**REQUIRED TASK**
Write out, precisely and in full, each line of the material.

**SOURCE DATA**
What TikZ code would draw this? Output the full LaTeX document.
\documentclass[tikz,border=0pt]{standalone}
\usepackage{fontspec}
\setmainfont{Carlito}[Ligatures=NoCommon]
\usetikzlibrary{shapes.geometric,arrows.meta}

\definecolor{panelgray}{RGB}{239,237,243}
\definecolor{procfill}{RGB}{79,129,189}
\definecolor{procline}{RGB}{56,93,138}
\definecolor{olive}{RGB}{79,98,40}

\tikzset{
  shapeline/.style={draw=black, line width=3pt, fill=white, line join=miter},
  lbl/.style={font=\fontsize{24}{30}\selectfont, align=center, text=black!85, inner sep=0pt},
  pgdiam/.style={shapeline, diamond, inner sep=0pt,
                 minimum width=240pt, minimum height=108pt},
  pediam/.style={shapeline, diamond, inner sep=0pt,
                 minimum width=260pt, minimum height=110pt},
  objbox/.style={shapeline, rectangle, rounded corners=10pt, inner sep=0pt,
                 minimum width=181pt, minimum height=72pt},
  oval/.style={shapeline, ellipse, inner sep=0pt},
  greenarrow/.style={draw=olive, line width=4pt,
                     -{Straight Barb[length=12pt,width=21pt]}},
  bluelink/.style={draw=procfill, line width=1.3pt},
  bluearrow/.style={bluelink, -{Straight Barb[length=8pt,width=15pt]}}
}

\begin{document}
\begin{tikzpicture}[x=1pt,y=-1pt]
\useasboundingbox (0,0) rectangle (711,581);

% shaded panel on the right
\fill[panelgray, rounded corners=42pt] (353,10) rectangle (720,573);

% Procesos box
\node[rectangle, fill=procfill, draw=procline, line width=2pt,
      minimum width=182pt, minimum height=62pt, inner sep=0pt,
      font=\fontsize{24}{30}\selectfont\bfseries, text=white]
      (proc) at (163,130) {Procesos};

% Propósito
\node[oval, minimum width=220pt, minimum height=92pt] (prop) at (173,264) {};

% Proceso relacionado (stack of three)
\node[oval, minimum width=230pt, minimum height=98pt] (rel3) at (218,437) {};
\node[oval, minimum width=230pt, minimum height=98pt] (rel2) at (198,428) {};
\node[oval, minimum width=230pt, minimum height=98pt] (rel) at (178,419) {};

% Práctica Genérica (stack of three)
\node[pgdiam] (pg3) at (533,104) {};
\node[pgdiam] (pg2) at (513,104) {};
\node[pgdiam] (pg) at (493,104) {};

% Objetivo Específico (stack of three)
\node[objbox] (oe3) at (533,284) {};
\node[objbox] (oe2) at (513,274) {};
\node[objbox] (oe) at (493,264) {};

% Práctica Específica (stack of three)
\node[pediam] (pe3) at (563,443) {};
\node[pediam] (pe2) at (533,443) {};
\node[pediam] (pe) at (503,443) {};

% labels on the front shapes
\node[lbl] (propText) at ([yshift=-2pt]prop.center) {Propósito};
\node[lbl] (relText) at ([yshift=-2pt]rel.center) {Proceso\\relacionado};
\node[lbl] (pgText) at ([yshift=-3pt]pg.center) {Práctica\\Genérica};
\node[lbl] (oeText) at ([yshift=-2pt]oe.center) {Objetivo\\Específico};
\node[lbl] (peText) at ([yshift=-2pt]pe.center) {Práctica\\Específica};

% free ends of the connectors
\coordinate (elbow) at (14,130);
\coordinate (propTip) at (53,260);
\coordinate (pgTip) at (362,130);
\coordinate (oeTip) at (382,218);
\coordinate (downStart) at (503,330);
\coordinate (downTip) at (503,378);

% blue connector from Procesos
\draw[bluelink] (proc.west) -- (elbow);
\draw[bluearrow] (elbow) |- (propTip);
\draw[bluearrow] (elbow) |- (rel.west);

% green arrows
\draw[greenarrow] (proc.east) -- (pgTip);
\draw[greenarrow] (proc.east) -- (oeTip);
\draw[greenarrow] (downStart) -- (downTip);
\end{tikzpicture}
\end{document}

**RESPONSE BELOW**
What TikZ code would draw this? Output the full LaTeX document.
\documentclass[tikz,border=0pt]{standalone}
\usepackage{fontspec}
\setmainfont{Carlito}[Ligatures=NoCommon]
\usetikzlibrary{shapes.geometric,arrows.meta}

\definecolor{panelgray}{RGB}{239,237,243}
\definecolor{procfill}{RGB}{79,129,189}
\definecolor{procline}{RGB}{56,93,138}
\definecolor{olive}{RGB}{79,98,40}

\tikzset{
  shapeline/.style={draw=black, line width=3pt, fill=white, line join=miter},
  lbl/.style={font=\fontsize{24}{30}\selectfont, align=center, text=black!85, inner sep=0pt},
  pgdiam/.style={shapeline, diamond, inner sep=0pt,
                 minimum width=240pt, minimum height=108pt},
  pediam/.style={shapeline, diamond, inner sep=0pt,
                 minimum width=260pt, minimum height=110pt},
  objbox/.style={shapeline, rectangle, rounded corners=10pt, inner sep=0pt,
                 minimum width=181pt, minimum height=72pt},
  oval/.style={shapeline, ellipse, inner sep=0pt},
  greenarrow/.style={draw=olive, line width=4pt,
                     -{Straight Barb[length=12pt,width=21pt]}},
  bluelink/.style={draw=procfill, line width=1.3pt},
  bluearrow/.style={bluelink, -{Straight Barb[length=8pt,width=15pt]}}
}

\begin{document}
\begin{tikzpicture}[x=1pt,y=-1pt]
\useasboundingbox (0,0) rectangle (711,581);

% shaded panel on the right
\fill[panelgray, rounded corners=42pt] (353,10) rectangle (720,573);

% Procesos box
\node[rectangle, fill=procfill, draw=procline, line width=2pt,
      minimum width=182pt, minimum height=62pt, inner sep=0pt,
      font=\fontsize{24}{30}\selectfont\bfseries, text=white]
      (proc) at (163,130) {Procesos};

% Propósito
\node[oval, minimum width=220pt, minimum height=92pt] (prop) at (173,264) {};

% Proceso relacionado (stack of three)
\node[oval, minimum width=230pt, minimum height=98pt] (rel3) at (218,437) {};
\node[oval, minimum width=230pt, minimum height=98pt] (rel2) at (198,428) {};
\node[oval, minimum width=230pt, minimum height=98pt] (rel) at (178,419) {};

% Práctica Genérica (stack of three)
\node[pgdiam] (pg3) at (533,104) {};
\node[pgdiam] (pg2) at (513,104) {};
\node[pgdiam] (pg) at (493,104) {};

% Objetivo Específico (stack of three)
\node[objbox] (oe3) at (533,284) {};
\node[objbox] (oe2) at (513,274) {};
\node[objbox] (oe) at (493,264) {};

% Práctica Específica (stack of three)
\node[pediam] (pe3) at (563,443) {};
\node[pediam] (pe2) at (533,443) {};
\node[pediam] (pe) at (503,443) {};

% labels on the front shapes
\node[lbl] (propText) at ([yshift=-2pt]prop.center) {Propósito};
\node[lbl] (relText) at ([yshift=-2pt]rel.center) {Proceso\\relacionado};
\node[lbl] (pgText) at ([yshift=-3pt]pg.center) {Práctica\\Genérica};
\node[lbl] (oeText) at ([yshift=-2pt]oe.center) {Objetivo\\Específico};
\node[lbl] (peText) at ([yshift=-2pt]pe.center) {Práctica\\Específica};

% free ends of the connectors
\coordinate (elbow) at (14,130);
\coordinate (propTip) at (53,260);
\coordinate (pgTip) at (362,130);
\coordinate (oeTip) at (382,218);
\coordinate (downStart) at (503,330);
\coordinate (downTip) at (503,378);

% blue connector from Procesos
\draw[bluelink] (proc.west) -- (elbow);
\draw[bluearrow] (elbow) |- (propTip);
\draw[bluearrow] (elbow) |- (rel.west);

% green arrows
\draw[greenarrow] (proc.east) -- (pgTip);
\draw[greenarrow] (proc.east) -- (oeTip);
\draw[greenarrow] (downStart) -- (downTip);
\end{tikzpicture}
\end{document}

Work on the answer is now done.